Iraqi unemployment reaches 70%

A study by the college of economics at Baghdad University has found that the unemployment rate in Iraq is 70%.

Unemployed Iraqis protesting in front of the US embassy

The study says the problem of high unemployment is going from bad to worse, with the security situation deterioriating and the reconstruction process faltering.

Private employment agencies – a new phenomenon in post-Saddam Iraq – are cropping up across the country and advertising their “services” through the mass media.

Promising job opportunities in Libya and Arab Gulf states, these advertisements have aroused a mixture of interest, distrust and resentment.

Long queues of Iraqis can be seen every morning outside the advertisers’ offices, carrying their CVs and the $50 application fee.  

Guidelines introduced by the private employment offices state that every applicant must pay $50, with just half the amount refundable should the agency fail to get the applicant a job .

Easy money

Abd Al-Hamid Abd, a Baghdad resident, said he submitted his application despite warnings from his friends.

“All the people I know who have applied said they were contacted and told that their applications were unsuccessful,” he said.

Fly-by-night agencies are rippingoff desperate Iraqi job seekers
Fly-by-night agencies are rippingoff desperate Iraqi job seekers

Fly-by-night agencies are ripping
off desperate Iraqi job seekers

“They suspected that keeping 50% of the applicants’ fees was the main objective of the agencies, but I applied anyway. I have to believe in anyone who offers me hope.”

Several residents of Baghdad told Aljazeera.net they had heard of employment agencies offering jobs within Iraq, but not outside the country.

In most cases, these offices offer jobs with the US occupation authorities and companies linked to them. Some Iraqis have no problems working for the Americans, while others reject the idea.

“I was offered more than four jobs, but all of them were either with US forces and authorities, or with companies associated with them. I cannot work in these positions,” Nasrin al-Agha of Baghdad said.
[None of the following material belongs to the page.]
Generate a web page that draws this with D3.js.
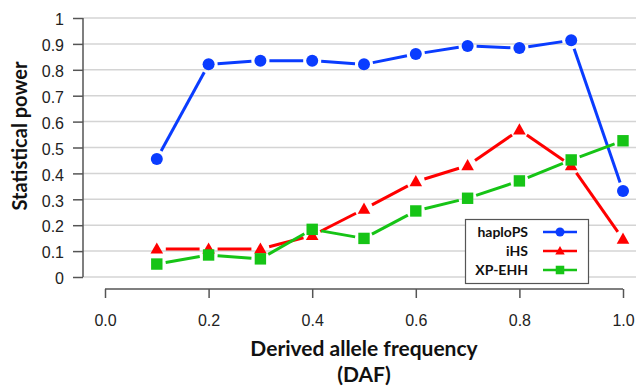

“Not everyone is willing to risk his life for the sake of making a living. What do my children gain if I am killed in one of those attacks on a US installation?”

Dilemma

Ala al-Qaisi, 56, a father of three who fought in the Iran-Iraq war, expressed disappointment with the fact that all the jobs seemed to be in the hands of the US authorities.

“I cannot accept a job with the US authorities or a company which supplies them. I care about my image in the eyes of my children. After defending Iraq for eight years, how can I accept work with a country that is militarily occupying the country I fought for?”

“I cannot see my children starve. If those who are claiming to be patriotic really care for us, let them pay us salaries and we will not go to work with the
US occupation”

Lamya al-Tahir, a resident of Baghdad

Lamya al-Tahir, a 48-year-old engineer, offered a different perspective. She said working with the foreigners to earn a living did not necessarily mean treason.

“My husband’s salary covers less than half of our needs. How can we feed our children? I cannot see my children starve. If those who are claiming to be patriotic really care for us, let them pay us salaries and we will not go to work with the US occupation,” she said.

The number of people out of work in Iraq has been on the rise since the then US administrator Paul Bremer disbanded the Iraqi army, security organisations and the Ministry of Information – a decision that made hundreds of thousands of people unemployed at the stroke of a pen.